23/01/2023 - Class Task - BBC Design Classics; London Tube Map
- New Yorks Modern Arts Museum keep a copy of the London Tube Map
- 250 miles of track, 273 stations all on the map
- Solves issues to new comers to London
- Frank Pick - set out to revolutionise London Transport
- Johnson used a san-serif for a new typeface
- 1933 Holdens new stations opened, new underground map was also opened (this was made out of the blue and not requested, initially it was going to be turned down)
- Harry Beck was the man who made the map in his own time, in his school books, it was turned down. It was ‘ too revolutionary’.
- He tried it again and they gave it a go with 500 copies printed as a test - these were lapped up and more had to be ordered several times
- Beck simplified it and realised he only needed to show which station went where and what connected stations together. He did away with the geographical elements of the old map
- He ‘blew’ the map up in size so that the central system was clearer and easy to use
- Map was inspired by electric circuits (the way in which they connect).
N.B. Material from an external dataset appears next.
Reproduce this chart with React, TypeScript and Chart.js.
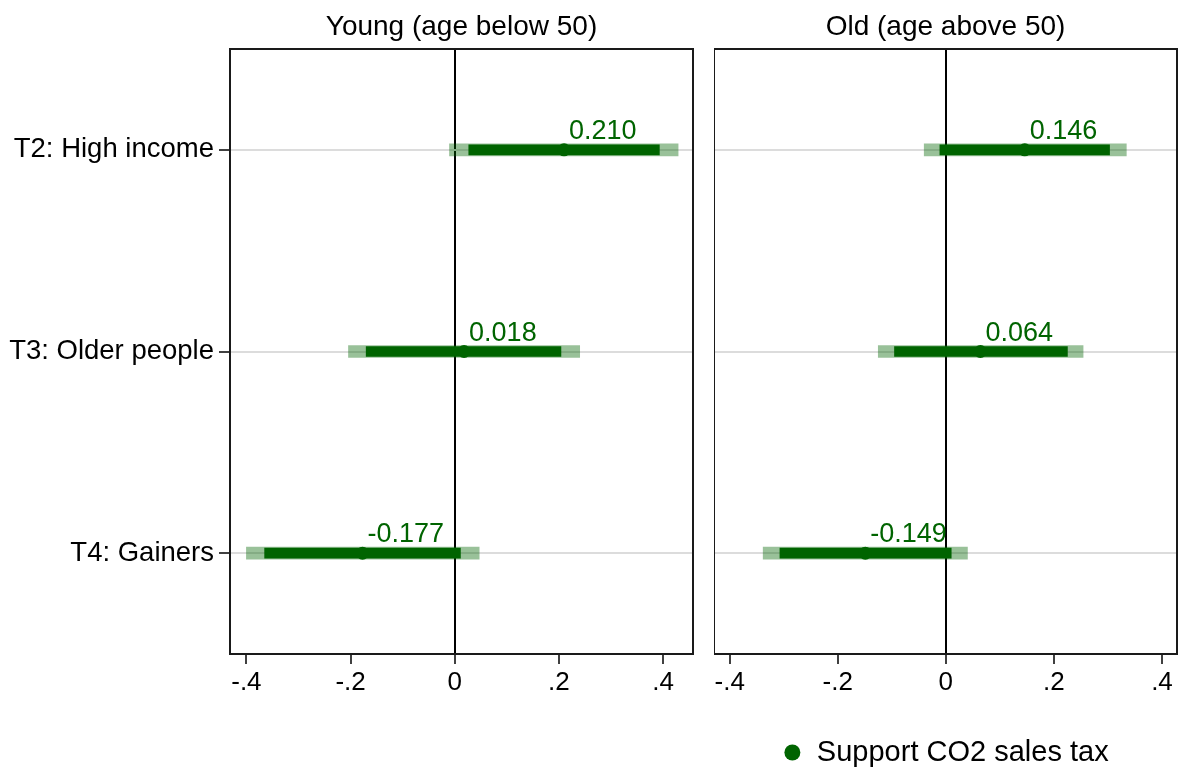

One of his first maps was hand drawn and he changed some of the names to electrical names
- Becks innocence helped make the map as simple as it was
- The map is aesthetic without even trying to be, it is often printed on merchandise
- London Transport paid Beck 5 guineas.
- 23 years Beck strove to update his map (new lines added etc)
- Circles, Diamonds and linking rings were all tested and tried on the map
- They now use checks to mark the different stations
- The thames was the only geographical element on the map
- Linking white bars used to show interchanges
- Hutchinson made a map after Beck but it confused people and was spiky, so it was scraped.
- Beck got the map back and redesigned it - this updated version is the one in use today
- 80 underground systems around the world, which copies the London underground map, used by road, rail and air networks
- Solved a problem by creating a graphical visual system
- Harry Beck never really got the credit he was due for the map, his name was removed and he doesn’t have a statue or anything to remember him, just a plaque.